Would this erosion be FAC?
I realize particulates have an impact, but I'm more concerned with the steam and its behavior.
Thank You.
Dale Simonds

### RE: Steam Velocity and Erosion

There's a correlation between pressure DROP and velocity. If you have a 125 PSIG supply, you can take a 10 or 15 PSI drop on a peak. If you only have a 10 PSIG supply and you're taking a 10 PSI drop, there will be problems :) Unless you have wet steam, excessive pressure drops and/or noise will be a problem first. For relatively short runs, I usually size process lines for 200 feet per minute on a peak. If you try to carry that velocity over 1,000 feet or more of pipe, the pressure drops get you. A 125 PSIG supply turns into (maybe) 75 PSIG at the other end.

### RE: Steam Velocity and Erosion

TBP,  I think you meant to say 200 ft per SECOND, didn't you?  That would be in line with the rule of thumb to keep the velocity between 6,000 and 12,000 ft per minute.

### RE: Steam Velocity and Erosion

Yes I did, thanks. 200 feet per SECOND would be correct.

### RE: Steam Velocity and Erosion

To all,

I wrote an FAQ that partially answers this question.

The design velocity depends on the dsteam conditions(saturated or superheated) an a method is contained in Crane #410 and the "Piping Handbook" by NAYYAR

MJC

### RE: Steam Velocity and Erosion

(OP)
Gentlemen,

I am looking for more of an "educational" answer to my questions. I know absolutely nothing about Piping and Fluid Mechanics. Or the design requirements for steam piping or tubing. I have seen examples of steam erosion in my career as a welder, but I don't know very much about the root causes for the erosion.
Is there a pressure that, above which, erosion is likely to occur? Or is it strictly a velocity issue?
Are suspended particulates in the steam, such as exfoliation of the steam-side scale in a boiler tube, necessary for erosion to occur? Is a physical impact required for erosion to occur?
Is the temperature of the steam a factor?
I have seen, and repaired, examples of "particulate" erosion(is there a special term for this?.
By saying "particulates", I mean dirt, lime, wood chips, etc... .
I don't know if the examples of steam erosion I've seen had particulates in it or not.

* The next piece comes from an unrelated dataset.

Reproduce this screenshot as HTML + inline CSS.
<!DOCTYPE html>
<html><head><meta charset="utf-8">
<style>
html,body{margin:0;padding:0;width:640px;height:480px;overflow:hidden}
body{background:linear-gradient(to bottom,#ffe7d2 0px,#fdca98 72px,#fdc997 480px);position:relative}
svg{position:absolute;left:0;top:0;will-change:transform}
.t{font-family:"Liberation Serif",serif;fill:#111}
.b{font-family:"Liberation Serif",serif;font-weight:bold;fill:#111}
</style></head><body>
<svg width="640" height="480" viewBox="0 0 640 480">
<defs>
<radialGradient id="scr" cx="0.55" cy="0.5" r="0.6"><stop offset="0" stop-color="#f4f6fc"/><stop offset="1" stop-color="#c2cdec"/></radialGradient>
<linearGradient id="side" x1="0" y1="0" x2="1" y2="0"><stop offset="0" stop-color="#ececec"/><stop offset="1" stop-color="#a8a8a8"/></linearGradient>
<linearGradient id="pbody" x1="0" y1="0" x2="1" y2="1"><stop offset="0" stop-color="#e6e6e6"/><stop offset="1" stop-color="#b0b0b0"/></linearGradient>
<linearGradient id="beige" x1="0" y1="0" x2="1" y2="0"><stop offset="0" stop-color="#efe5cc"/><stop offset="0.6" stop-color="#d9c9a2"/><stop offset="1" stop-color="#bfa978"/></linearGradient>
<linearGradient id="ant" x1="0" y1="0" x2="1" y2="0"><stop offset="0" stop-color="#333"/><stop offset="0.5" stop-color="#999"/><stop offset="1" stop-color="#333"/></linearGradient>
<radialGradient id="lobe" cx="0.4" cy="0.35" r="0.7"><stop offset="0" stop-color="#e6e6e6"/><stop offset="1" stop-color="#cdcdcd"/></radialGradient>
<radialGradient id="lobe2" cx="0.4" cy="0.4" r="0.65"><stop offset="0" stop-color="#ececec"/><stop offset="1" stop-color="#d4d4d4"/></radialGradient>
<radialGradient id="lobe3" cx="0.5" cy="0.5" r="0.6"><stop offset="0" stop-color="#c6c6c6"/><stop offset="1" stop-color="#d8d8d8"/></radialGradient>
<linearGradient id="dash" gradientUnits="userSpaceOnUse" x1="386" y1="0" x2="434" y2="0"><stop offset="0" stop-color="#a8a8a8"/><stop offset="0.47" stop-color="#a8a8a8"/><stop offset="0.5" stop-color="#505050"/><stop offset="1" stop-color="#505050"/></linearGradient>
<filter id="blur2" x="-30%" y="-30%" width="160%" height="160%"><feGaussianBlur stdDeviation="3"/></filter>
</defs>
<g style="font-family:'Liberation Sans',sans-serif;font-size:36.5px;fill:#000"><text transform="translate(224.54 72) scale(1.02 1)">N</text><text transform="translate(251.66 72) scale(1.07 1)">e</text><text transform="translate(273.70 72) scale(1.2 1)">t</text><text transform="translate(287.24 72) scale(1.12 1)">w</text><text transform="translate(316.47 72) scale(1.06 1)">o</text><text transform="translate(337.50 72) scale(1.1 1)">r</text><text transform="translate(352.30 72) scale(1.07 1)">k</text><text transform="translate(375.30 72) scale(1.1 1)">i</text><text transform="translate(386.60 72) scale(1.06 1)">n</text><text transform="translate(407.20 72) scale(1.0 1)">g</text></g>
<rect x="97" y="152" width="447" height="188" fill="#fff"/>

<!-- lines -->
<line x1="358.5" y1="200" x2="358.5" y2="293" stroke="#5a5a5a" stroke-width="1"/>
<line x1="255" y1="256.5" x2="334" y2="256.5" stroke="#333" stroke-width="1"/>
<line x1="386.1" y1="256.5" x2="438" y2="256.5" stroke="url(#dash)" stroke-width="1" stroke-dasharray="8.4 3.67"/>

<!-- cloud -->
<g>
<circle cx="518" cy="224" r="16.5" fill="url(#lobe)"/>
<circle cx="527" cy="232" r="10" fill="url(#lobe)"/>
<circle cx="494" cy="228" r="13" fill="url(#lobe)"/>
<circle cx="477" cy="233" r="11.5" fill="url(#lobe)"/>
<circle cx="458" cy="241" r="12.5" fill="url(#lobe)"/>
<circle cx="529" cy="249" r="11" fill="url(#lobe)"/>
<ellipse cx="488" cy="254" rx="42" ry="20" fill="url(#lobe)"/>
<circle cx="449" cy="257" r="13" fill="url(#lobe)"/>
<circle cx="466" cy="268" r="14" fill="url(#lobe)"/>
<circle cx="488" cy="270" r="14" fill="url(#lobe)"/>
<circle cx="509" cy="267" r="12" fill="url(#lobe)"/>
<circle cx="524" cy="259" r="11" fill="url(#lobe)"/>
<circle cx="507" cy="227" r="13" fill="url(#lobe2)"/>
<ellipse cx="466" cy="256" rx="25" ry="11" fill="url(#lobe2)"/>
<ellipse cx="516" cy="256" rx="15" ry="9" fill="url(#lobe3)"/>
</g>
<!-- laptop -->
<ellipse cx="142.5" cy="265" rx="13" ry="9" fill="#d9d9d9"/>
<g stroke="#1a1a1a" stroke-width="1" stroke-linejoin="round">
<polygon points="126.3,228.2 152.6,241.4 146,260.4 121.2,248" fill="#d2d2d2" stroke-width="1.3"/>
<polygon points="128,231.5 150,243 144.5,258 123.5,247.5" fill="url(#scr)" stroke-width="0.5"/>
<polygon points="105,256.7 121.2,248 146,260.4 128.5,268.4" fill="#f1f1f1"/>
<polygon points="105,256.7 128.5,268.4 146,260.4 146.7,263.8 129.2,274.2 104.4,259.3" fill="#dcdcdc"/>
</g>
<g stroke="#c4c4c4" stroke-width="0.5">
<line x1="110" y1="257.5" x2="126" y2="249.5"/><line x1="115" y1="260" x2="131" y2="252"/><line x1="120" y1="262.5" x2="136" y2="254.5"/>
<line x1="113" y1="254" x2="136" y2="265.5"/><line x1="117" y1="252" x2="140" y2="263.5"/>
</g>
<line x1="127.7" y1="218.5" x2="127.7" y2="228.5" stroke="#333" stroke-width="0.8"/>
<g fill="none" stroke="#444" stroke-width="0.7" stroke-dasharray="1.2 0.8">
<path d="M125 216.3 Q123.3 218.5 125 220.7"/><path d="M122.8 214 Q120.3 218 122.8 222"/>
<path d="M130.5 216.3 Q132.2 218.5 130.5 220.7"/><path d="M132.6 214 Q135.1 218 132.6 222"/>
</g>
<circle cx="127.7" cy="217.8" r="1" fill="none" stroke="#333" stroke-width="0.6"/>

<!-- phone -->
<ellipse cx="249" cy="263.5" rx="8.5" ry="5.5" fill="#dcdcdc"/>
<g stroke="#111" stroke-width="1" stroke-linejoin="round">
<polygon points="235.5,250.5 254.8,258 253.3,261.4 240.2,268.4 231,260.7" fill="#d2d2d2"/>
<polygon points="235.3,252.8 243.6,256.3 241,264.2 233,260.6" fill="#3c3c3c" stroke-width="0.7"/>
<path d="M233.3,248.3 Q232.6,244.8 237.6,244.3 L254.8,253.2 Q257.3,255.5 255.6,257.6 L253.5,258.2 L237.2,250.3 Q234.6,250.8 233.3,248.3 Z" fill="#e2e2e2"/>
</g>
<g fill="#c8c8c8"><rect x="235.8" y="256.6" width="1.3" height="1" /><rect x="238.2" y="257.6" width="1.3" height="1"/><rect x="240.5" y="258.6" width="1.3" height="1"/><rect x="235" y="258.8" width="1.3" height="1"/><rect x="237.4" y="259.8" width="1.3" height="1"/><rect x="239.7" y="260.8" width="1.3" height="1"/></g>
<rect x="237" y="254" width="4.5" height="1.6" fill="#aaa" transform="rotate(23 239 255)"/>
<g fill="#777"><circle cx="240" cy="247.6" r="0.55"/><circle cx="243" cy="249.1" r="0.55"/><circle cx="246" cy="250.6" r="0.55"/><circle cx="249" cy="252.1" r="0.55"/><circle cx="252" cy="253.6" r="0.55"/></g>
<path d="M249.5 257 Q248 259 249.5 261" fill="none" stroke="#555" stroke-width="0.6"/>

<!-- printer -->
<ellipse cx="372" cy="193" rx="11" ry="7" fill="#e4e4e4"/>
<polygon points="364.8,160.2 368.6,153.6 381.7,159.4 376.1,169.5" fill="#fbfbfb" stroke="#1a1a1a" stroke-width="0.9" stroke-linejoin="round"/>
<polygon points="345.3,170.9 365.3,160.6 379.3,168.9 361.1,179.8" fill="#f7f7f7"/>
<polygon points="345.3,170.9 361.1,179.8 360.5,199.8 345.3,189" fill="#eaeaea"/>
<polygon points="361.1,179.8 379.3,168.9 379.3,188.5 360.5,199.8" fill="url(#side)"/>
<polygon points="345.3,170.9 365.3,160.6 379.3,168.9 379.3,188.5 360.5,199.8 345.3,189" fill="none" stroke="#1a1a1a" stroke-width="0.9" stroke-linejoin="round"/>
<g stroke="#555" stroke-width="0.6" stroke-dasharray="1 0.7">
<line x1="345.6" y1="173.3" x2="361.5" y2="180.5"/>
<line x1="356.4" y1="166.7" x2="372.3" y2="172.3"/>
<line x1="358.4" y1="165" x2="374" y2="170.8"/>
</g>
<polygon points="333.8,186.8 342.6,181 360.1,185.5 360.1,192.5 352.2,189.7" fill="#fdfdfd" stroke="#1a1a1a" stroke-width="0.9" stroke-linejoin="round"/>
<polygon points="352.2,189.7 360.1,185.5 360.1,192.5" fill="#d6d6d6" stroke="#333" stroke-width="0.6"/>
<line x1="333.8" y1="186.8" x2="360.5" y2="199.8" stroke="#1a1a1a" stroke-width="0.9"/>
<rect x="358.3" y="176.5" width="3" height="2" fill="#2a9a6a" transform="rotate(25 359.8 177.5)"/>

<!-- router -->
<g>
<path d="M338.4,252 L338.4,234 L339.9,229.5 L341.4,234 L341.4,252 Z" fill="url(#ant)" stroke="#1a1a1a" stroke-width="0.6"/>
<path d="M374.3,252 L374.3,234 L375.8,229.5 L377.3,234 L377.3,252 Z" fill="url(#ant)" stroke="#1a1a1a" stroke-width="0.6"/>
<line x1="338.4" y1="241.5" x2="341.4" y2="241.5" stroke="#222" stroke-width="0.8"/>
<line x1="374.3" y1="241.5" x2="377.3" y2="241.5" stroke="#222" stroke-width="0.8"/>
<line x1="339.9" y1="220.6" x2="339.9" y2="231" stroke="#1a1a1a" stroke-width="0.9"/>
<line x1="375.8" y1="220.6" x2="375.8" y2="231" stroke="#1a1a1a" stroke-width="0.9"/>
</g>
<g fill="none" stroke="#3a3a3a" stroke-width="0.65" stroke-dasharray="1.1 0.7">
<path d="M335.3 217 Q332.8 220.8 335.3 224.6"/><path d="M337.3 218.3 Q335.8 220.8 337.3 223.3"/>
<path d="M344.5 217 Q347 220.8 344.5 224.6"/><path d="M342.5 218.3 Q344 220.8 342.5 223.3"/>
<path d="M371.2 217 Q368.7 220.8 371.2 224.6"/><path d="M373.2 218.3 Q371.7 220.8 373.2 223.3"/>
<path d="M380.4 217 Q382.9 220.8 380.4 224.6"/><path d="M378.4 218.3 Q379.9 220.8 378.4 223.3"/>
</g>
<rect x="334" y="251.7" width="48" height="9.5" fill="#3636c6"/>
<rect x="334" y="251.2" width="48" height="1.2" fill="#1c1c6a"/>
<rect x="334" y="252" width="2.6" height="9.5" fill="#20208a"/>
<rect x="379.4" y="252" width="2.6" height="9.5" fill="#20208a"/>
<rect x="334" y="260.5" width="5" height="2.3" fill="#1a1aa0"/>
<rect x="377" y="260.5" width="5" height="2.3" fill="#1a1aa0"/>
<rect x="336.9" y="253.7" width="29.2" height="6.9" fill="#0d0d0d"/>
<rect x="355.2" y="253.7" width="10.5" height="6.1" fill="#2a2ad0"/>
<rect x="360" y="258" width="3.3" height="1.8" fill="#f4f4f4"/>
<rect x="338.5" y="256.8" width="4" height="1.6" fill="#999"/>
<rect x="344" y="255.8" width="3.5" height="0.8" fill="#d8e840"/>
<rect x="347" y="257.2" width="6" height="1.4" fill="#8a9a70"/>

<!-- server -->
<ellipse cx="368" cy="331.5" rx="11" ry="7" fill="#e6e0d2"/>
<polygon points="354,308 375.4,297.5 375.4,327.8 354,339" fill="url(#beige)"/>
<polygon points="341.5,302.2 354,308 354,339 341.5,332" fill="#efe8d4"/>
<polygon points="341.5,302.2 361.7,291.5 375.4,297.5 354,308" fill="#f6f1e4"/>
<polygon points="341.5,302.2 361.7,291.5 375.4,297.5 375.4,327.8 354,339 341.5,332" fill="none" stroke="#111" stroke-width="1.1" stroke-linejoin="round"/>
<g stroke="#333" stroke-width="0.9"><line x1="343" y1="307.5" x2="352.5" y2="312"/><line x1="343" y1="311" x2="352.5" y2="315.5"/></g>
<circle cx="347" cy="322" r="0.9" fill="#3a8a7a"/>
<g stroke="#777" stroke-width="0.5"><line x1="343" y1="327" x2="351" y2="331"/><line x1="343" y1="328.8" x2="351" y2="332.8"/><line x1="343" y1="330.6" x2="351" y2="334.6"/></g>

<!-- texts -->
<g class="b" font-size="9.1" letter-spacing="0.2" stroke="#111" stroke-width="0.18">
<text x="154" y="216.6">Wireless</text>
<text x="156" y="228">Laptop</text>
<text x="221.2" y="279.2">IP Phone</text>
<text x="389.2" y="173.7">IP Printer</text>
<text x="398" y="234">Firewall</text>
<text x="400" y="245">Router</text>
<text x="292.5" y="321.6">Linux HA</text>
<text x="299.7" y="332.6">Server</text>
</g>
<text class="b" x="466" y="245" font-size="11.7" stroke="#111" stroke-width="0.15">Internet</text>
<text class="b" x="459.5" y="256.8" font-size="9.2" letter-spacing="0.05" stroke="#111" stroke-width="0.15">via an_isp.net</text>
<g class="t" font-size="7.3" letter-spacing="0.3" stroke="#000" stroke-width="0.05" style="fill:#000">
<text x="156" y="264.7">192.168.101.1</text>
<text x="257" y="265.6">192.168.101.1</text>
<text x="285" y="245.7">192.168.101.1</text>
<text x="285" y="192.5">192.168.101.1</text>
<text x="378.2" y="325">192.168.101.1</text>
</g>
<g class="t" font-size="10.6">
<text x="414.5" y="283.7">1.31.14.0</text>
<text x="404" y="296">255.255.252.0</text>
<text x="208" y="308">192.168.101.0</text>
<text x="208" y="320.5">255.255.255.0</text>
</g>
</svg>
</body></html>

"Rules of Thumb" would be great.

Thank You

Dale Simonds

### RE: Steam Velocity and Erosion

Dale - I hate to say this but - without having the engineering coursework background, it's pretty hard to explain this stuff and to adequately explain what's going on here without taking up a WHOLE lot of space here or boring you to tears, or both.  Now, having said that...

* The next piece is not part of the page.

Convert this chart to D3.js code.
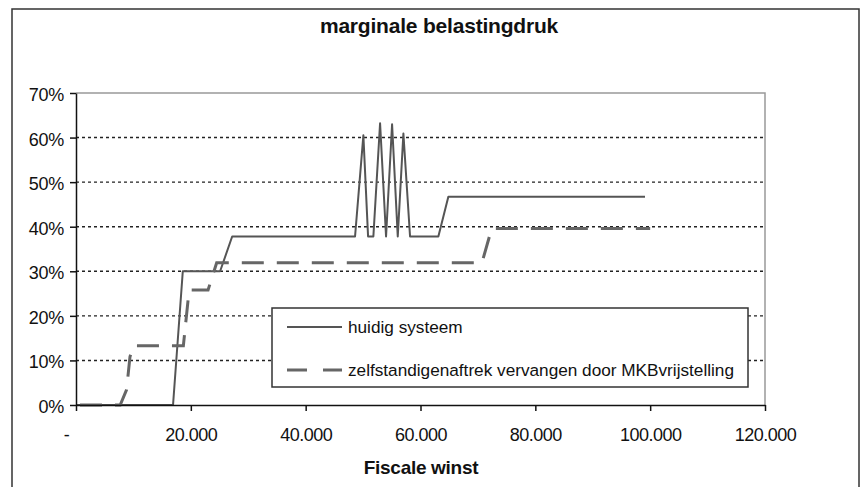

The rule of thumb we use around here for max velocity in saturated steam (less than 100% quality, or, what some people call 'wet steam') piping is - the velocity should be less than about 90 feet per second for CLEAN saturated steam.  Velocities greater than this CAN, but not always, cause erosion at direction changes (ells and tees).  If you have particulates, e.g. boiler scale, rust, red rags, beanie weenie cans, then the erosional velocity will be smaller.  In our business (steam distribution for enhanced oil recovery) we use a target design velocity of about 60 ft/sec because that gives a reasonable pressure drop and reduced energy loss for a given pipe size and length, it gives decent flowsplitting (i.e. you don't get all liquid down one leg of the tee flowsplit and all vapor down the other leg).  Some owners will want a max velocity lower than 90 ft/sec, some will allow greater, but 90 ft/sec is a good conservative starting point.

Erosion is strictly a velocity issue, and velocity is based on pipe diameter, flowrate, and pressure drop.

A pretty good reference for this is "Crane Technical Paper 410".  It is relatively non-technical.  Hope this helps!

Thanks!
Pete
P. J. (Pete) Chandler, PE
Principal Engineer
Mechanical, Piping, Thermal, Hydraulics
Processes Unlimited International, Inc.